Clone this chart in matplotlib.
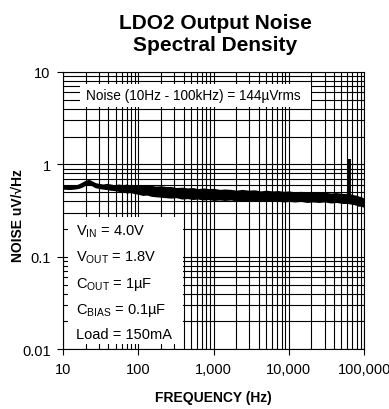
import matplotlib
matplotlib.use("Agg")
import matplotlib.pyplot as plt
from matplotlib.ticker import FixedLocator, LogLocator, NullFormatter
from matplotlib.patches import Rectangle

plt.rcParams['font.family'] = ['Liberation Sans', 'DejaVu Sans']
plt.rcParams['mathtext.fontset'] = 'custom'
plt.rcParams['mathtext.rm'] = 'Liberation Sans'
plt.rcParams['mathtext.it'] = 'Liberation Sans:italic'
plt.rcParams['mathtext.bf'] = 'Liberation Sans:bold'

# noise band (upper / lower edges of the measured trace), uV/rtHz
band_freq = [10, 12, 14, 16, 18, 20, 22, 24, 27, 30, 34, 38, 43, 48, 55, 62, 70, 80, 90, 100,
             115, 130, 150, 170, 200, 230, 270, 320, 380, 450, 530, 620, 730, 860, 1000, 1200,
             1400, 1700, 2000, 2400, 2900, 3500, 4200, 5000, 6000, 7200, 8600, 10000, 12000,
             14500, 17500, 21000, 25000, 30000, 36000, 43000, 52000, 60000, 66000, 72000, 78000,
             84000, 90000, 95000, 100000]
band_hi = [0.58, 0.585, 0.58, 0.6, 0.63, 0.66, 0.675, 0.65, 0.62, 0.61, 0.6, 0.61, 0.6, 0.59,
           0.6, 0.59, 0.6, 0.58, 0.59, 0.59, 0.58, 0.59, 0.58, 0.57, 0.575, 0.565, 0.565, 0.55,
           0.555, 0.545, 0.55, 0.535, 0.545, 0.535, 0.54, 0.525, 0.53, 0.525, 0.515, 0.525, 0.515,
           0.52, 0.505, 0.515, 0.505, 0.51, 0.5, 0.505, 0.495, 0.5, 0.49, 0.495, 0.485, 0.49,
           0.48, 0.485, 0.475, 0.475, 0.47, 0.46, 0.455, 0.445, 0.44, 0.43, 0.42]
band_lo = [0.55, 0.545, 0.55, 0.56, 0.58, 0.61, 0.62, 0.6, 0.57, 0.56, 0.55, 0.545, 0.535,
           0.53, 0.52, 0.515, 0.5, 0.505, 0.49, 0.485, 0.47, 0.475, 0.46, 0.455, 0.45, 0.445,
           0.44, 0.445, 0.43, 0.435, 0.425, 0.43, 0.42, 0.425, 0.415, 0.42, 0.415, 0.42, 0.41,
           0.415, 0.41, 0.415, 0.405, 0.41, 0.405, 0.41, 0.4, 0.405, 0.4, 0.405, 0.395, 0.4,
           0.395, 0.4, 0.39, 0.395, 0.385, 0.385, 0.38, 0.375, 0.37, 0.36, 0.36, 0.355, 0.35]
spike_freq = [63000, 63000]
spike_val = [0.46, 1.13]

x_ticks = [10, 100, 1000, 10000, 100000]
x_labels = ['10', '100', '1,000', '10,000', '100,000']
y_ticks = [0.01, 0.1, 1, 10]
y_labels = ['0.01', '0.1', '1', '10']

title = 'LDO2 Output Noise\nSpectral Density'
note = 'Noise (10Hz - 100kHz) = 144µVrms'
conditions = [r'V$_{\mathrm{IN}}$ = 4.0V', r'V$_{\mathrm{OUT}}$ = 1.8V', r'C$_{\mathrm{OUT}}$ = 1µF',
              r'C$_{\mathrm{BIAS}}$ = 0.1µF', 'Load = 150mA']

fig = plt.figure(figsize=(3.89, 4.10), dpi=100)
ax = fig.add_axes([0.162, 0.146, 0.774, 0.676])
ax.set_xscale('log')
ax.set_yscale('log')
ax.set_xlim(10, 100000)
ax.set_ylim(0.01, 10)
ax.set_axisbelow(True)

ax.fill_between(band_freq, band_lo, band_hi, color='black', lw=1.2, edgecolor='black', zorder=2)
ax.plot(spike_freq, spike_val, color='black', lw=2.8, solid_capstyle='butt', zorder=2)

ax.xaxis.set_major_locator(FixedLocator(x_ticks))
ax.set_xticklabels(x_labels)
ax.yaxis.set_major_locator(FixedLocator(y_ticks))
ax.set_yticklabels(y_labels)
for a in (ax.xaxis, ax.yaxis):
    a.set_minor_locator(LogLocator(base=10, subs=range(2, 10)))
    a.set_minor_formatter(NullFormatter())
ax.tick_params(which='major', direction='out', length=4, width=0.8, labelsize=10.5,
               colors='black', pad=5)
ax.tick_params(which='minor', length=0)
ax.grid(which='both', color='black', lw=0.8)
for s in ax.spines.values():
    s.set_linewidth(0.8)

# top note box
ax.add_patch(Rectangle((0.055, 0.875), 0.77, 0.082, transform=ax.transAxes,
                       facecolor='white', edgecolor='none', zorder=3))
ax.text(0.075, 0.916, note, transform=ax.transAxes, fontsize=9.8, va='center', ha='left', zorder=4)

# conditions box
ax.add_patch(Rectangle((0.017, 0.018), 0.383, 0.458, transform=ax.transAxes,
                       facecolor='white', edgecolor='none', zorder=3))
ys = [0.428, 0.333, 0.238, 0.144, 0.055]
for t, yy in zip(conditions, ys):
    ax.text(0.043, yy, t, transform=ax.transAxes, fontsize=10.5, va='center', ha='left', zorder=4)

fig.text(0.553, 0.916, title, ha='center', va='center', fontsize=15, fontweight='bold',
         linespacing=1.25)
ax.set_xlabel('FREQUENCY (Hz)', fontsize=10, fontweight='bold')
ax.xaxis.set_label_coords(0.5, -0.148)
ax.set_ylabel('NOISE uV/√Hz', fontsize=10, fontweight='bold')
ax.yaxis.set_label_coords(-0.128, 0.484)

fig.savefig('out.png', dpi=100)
++++++
Given task:
Copy exactly the lines running from the beginning of the listing through the line that has "y_labels = ['0.01', '0.1', '1', '10']". Drop the pictures.

Result below:
Clone this chart in matplotlib.
import matplotlib
matplotlib.use("Agg")
import matplotlib.pyplot as plt
from matplotlib.ticker import FixedLocator, LogLocator, NullFormatter
from matplotlib.patches import Rectangle

plt.rcParams['font.family'] = ['Liberation Sans', 'DejaVu Sans']
plt.rcParams['mathtext.fontset'] = 'custom'
plt.rcParams['mathtext.rm'] = 'Liberation Sans'
plt.rcParams['mathtext.it'] = 'Liberation Sans:italic'
plt.rcParams['mathtext.bf'] = 'Liberation Sans:bold'

# noise band (upper / lower edges of the measured trace), uV/rtHz
band_freq = [10, 12, 14, 16, 18, 20, 22, 24, 27, 30, 34, 38, 43, 48, 55, 62, 70, 80, 90, 100,
             115, 130, 150, 170, 200, 230, 270, 320, 380, 450, 530, 620, 730, 860, 1000, 1200,
             1400, 1700, 2000, 2400, 2900, 3500, 4200, 5000, 6000, 7200, 8600, 10000, 12000,
             14500, 17500, 21000, 25000, 30000, 36000, 43000, 52000, 60000, 66000, 72000, 78000,
             84000, 90000, 95000, 100000]
band_hi = [0.58, 0.585, 0.58, 0.6, 0.63, 0.66, 0.675, 0.65, 0.62, 0.61, 0.6, 0.61, 0.6, 0.59,
           0.6, 0.59, 0.6, 0.58, 0.59, 0.59, 0.58, 0.59, 0.58, 0.57, 0.575, 0.565, 0.565, 0.55,
           0.555, 0.545, 0.55, 0.535, 0.545, 0.535, 0.54, 0.525, 0.53, 0.525, 0.515, 0.525, 0.515,
           0.52, 0.505, 0.515, 0.505, 0.51, 0.5, 0.505, 0.495, 0.5, 0.49, 0.495, 0.485, 0.49,
           0.48, 0.485, 0.475, 0.475, 0.47, 0.46, 0.455, 0.445, 0.44, 0.43, 0.42]
band_lo = [0.55, 0.545, 0.55, 0.56, 0.58, 0.61, 0.62, 0.6, 0.57, 0.56, 0.55, 0.545, 0.535,
           0.53, 0.52, 0.515, 0.5, 0.505, 0.49, 0.485, 0.47, 0.475, 0.46, 0.455, 0.45, 0.445,
           0.44, 0.445, 0.43, 0.435, 0.425, 0.43, 0.42, 0.425, 0.415, 0.42, 0.415, 0.42, 0.41,
           0.415, 0.41, 0.415, 0.405, 0.41, 0.405, 0.41, 0.4, 0.405, 0.4, 0.405, 0.395, 0.4,
           0.395, 0.4, 0.39, 0.395, 0.385, 0.385, 0.38, 0.375, 0.37, 0.36, 0.36, 0.355, 0.35]
spike_freq = [63000, 63000]
spike_val = [0.46, 1.13]

x_ticks = [10, 100, 1000, 10000, 100000]
x_labels = ['10', '100', '1,000', '10,000', '100,000']
y_ticks = [0.01, 0.1, 1, 10]
y_labels = ['0.01', '0.1', '1', '10']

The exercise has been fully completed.